How to Make an Incredibly Difficult War Unwinnable: The Crass Hatred of “Pastor” Terry Jones for Moslems Endangers Americans

“Pastor” Terry Jones

“Warfare is now an interlocking system of actions-political, economic, psychological, military-that aims at the overthrow of the established authority in a country and its replacement by another regime. To achieve this end, the aggressor tries to exploit the internal tensions of the country attacked-ideological, social, religious, economic -any conflict liable to have a profound influence on the population to be conquered. Moreover, in view of the present-day interdependence of nations, any residual grievance within a population, no matter how localized and lacking in scope, will surely be brought by determined adversaries into the framework of the great world conflict. From a localized conflict of secondary origin and importance, they will always attempt sooner or later to bring about a generalized conflict.” Roger Trinquier

“Pastor” Terry Jones of the Gainesville Florida “Dove World Outreach Center” has crossed a boundary in regard to the abuse of freedom of speech and freedom of religion.  While many may vehemently disagree with this religious zealot’s (I cannot honor him with the title of Christian) hatred and bigotry he has a Constitutional right the express his beliefs under the First Amendment.  Unfortunately while the Reverend Jones may believe his beliefs to be the absolute truth and has the Constitutional right both to hold and express those views in any medium that he wishes it does not mean that those expressed views represent the entirety of the Christian faith much less the body politic of the American nation.  Likewise it does not mean that his views while protected free speech cannot be harmful to the interests of the nation and the people that at least in an earthly state are the guarantors of that liberty.  In fact it has become apparent that some individuals and groups can be so convinced of their own “correctness” that in spite of every warning to the contrary that they do all that they can to inflame tensions and undercut the efforts of the military that seeks to preserve those rights.

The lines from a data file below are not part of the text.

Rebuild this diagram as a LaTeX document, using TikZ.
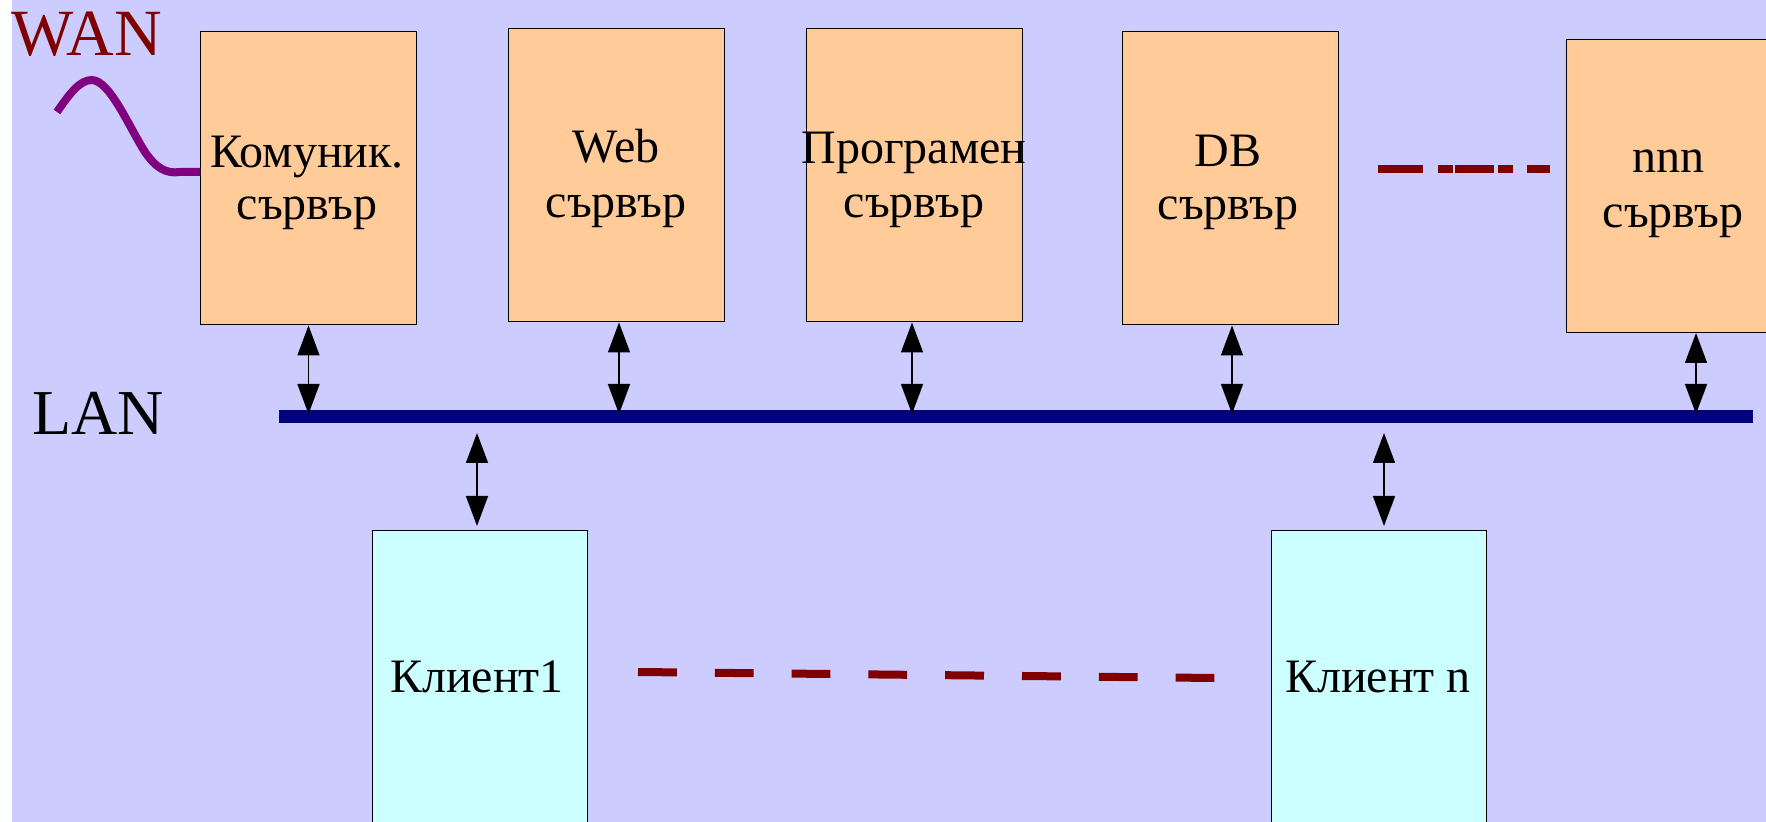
\documentclass[tikz,border=0pt]{standalone}
\usepackage{fontspec}
\setmainfont{Liberation Serif}
\usetikzlibrary{arrows.meta,calc}
\definecolor{bglav}{HTML}{CCCCFF}
\definecolor{peach}{HTML}{FFCC99}
\definecolor{cyanbox}{HTML}{CCFFFF}
\definecolor{darkred}{HTML}{800000}
\definecolor{wanpurple}{HTML}{800080}
\definecolor{lannavy}{HTML}{000080}
\tikzset{
  srv/.style={draw=black, line width=0.5pt, fill=peach, minimum width=108pt, minimum height=146.5pt, inner sep=0pt},
  cli/.style={draw=black, line width=0.5pt, fill=cyanbox, minimum width=107.5pt, minimum height=146.5pt, inner sep=0pt},
  lbl/.style={anchor=base, inner sep=0pt, font=\fontsize{24pt}{28pt}\selectfont},
  arr/.style={line width=0.75pt, {Triangle[width=11pt,length=15pt]}-{Triangle[width=11pt,length=15pt]}},
  dashln/.style={draw=darkred, line width=4pt},
}
\begin{document}
\begin{tikzpicture}[x=0.5pt,y=-0.5pt]
\useasboundingbox (0,0) rectangle (1766,822);
\fill[white] (0,0) rectangle (1766,822);
\fill[bglav] (12,0) rectangle (1766,822);
% servers
\node[srv] (s1) at (308.5,178.5) {};
\node[srv] (s2) at (616.5,175.5) {};
\node[srv] (s3) at (914.5,175.5) {};
\node[srv] (s4) at (1230,178.5) {};
\node[srv] (s5) at (1674,186) {};
% clients
\node[cli] (c1) at (479.5,677.5) {};
\node[cli] (cn) at (1378.5,677.5) {};
% labels
\node[lbl] (s1a) at (307,168) {Комуник.};
\node[lbl] (s1b) at (307,220) {сървър};
\node[lbl] (s2a) at (616,163) {Web};
\node[lbl] (s2b) at (616,218) {сървър};
\node[lbl] (s3a) at (914,164) {Програмен};
\node[lbl] (s3b) at (914,218) {сървър};
\node[lbl] (s4a) at (1228,167) {DB};
\node[lbl] (s4b) at (1228,220) {сървър};
\node[lbl] (s5a) at (1668,173) {nnn};
\node[lbl] (s5b) at (1673,228) {сървър};
\node[lbl] (c1a) at (477,693) {Клиент1};
\node[lbl] (cna) at (1378,693) {Клиент n};
\node[anchor=base west, inner sep=0pt, text=darkred, font=\fontsize{33pt}{38pt}\selectfont] (wan) at (11,56) {WAN};
\node[anchor=base west, inner sep=0pt, font=\fontsize{32pt}{38pt}\selectfont] (lan) at (32,435) {LAN};
% LAN bar
\coordinate (lanL) at (279,417);
\coordinate (lanR) at (1753,417);
\draw[lannavy, line width=6.5pt] (lanL) -- (lanR);
\coordinate (lany) at (0,414);
\coordinate (ctop) at (0,433);
\coordinate (cbot) at (0,526);
% server arrows
\draw[arr] (s1.south) -- (s1.south |- lany);
\draw[arr] ([xshift=1.25pt]s2.south) -- ([xshift=1.25pt]s2.south |- lany);
\draw[arr] ([xshift=-1.25pt]s3.south) -- ([xshift=-1.25pt]s3.south |- lany);
\draw[arr] ([xshift=1pt]s4.south) -- ([xshift=1pt]s4.south |- lany);
\draw[arr] ([xshift=11pt]s5.south) -- ([xshift=11pt]s5.south |- lany);
% client arrows
\draw[arr] ([xshift=-1.25pt]c1.north |- ctop) -- ([xshift=-1.25pt]c1.north |- cbot);
\draw[arr] ([xshift=2.75pt]cn.north |- ctop) -- ([xshift=2.75pt]cn.north |- cbot);
% WAN wave
\coordinate (w0) at (57,112);
\coordinate (wy) at (0,172);
\draw[wanpurple, line width=4pt] (w0) .. controls (70,93) and (80,80) .. (92,80)
  .. controls (110,81) and (128,125) .. (145,152)
  .. controls (156,168) and (166,174) .. (180,172) -- (s1.west |- wy);
% dashed lines
\coordinate (d1) at (638,672);
\coordinate (d2) at (1215,678);
\draw[dashln, dash pattern=on 19.4pt off 19pt] (d1) -- (d2);
\coordinate (t1) at (1378,169);
\coordinate (t2) at (1550,169);
\draw[dashln, dash pattern=on 22.5pt off 7.5pt on 7.5pt off 1pt on 19.5pt off 2pt on 7.5pt off 7pt on 11.5pt off 20pt] (t1) -- (t2);
\end{tikzpicture}
\end{document}
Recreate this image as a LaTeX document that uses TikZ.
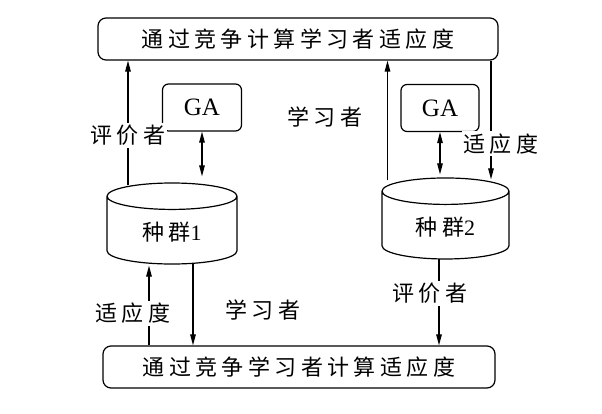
\documentclass[tikz,border=0pt]{standalone}
\usepackage{fontspec}
\setmainfont{Liberation Serif}
\newfontfamily\cjk[LetterSpace=20]{Noto Sans CJK SC}
\usetikzlibrary{positioning}
\usetikzlibrary{arrows.meta, shapes.geometric}

\begin{document}
\begin{tikzpicture}[x=1pt, y=-1pt, line width=1.2pt,
		box/.style={draw, rectangle, rounded corners=8pt, minimum height=42pt, font=\cjk\fontsize{22}{22}\selectfont},
		ga/.style={draw, rectangle, rounded corners=6pt, minimum width=79pt, minimum height=47pt, font=\fontsize{25}{25}\selectfont},
		pop/.style={draw, cylinder, shape border rotate=90, aspect=0.4, minimum width=130pt, minimum height=81pt, font=\fontsize{22}{22}\selectfont},
		lbl/.style={fill=white, inner sep=2pt, font=\cjk\fontsize{22}{22}\selectfont},
		arr/.style={-{Triangle[length=11pt, width=5.5pt]}},
		darr/.style={{Triangle[length=11pt, width=5.5pt]}-{Triangle[length=11pt, width=5.5pt]}}]
		\path[use as bounding box] (0, 0) rectangle (602, 414);

		% Boxes
		\begin{scope}
			\node (top) at (298, 39) [box, minimum width=400pt] {通过竞争计算学习者适应度};
			\node (bot) at (299, 367) [box, minimum width=392pt] {通过竞争学习者计算适应度};
		\end{scope}

		% Populations
		\begin{scope}
			\node (pop1) at (172, 232.5) [pop] {{\cjk 种群}1};
			\node (pop2) at (445.5, 227.5) [pop, minimum width=127pt] {{\cjk 种群}2};
			\node (ga1) at (202, 107.5) [ga] {GA};
			\node (ga2) at (440, 108) [ga, minimum width=78pt] {GA};
		\end{scope}

		% Upper connectors
		\begin{scope}
			\draw[arr] ([xshift=-44pt, yshift=-3pt]pop1.north) -- ([xshift=-44pt]pop1.north |- top.south)
				node[lbl, pos=0.4] {评价者};
			\draw[darr] (ga1.south) -- ([yshift=6pt]ga1.south |- pop1.north);
			\draw[arr] ([xshift=-58pt, yshift=-3pt]pop2.north) -- ([xshift=-58pt]pop2.north |- top.south);
			\draw[arr] ([xshift=45.5pt]pop2.north |- top.south) -- ([xshift=45.5pt, yshift=-2pt]pop2.north)
				node[lbl, pos=0.7, xshift=10pt] {适应度};
			\draw[darr] (ga2.south) -- ([yshift=3pt]ga2.south |- pop2.north);
			\node (learn_up) at (325, 117) [lbl, fill=none] {学习者};
		\end{scope}

		% Lower connectors
		\begin{scope}
			\draw[arr] ([xshift=-23pt]pop1.south |- bot.north) -- ([xshift=-23pt, yshift=-1pt]pop1.south)
				node[lbl, pos=0.4, xshift=-16pt] {适应度};
			\draw[arr] ([xshift=21pt, yshift=1pt]pop1.south) -- ([xshift=21pt]pop1.south |- bot.north);
			\draw[arr] ([xshift=-6.5pt, yshift=1pt]pop2.south) -- ([xshift=-6.5pt]pop2.south |- bot.north)
				node[lbl, pos=0.4, xshift=-9pt] {评价者};
			\node (learn_down) at (263, 310) [lbl, fill=none] {学习者};
		\end{scope}

	\end{tikzpicture}
\end{document}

There are a couple of major issues that I see here and I will not address the Constitutional issues which regardless of how hateful and devoid of reason one’s beliefs may be they are still protected under the First Amendment.  This is settled law and has been applied to a variety of hateful and actually harmful ideologies on both the right and the left.  Thus as idiotic, ignorant, hateful and strategically harmful an argument be, be it religious, philosophical or political as long as it does not impinge of the physical right to life, liberty and property as it might be it is still protected speech.  What bothers me as well as most of the people I know believe about the stated in intentions of the “Reverend” Jones and his flock to be is that not that he has the right to express them, but that he chooses to do so in the knowledge that his actions will very well cost the American military lives in an ongoing war.

We live in the United States and political or religious thought, even hateful and potentially damaging is protected speech.  At the same time there are times that such speech can harm the interests of the county and cost lives.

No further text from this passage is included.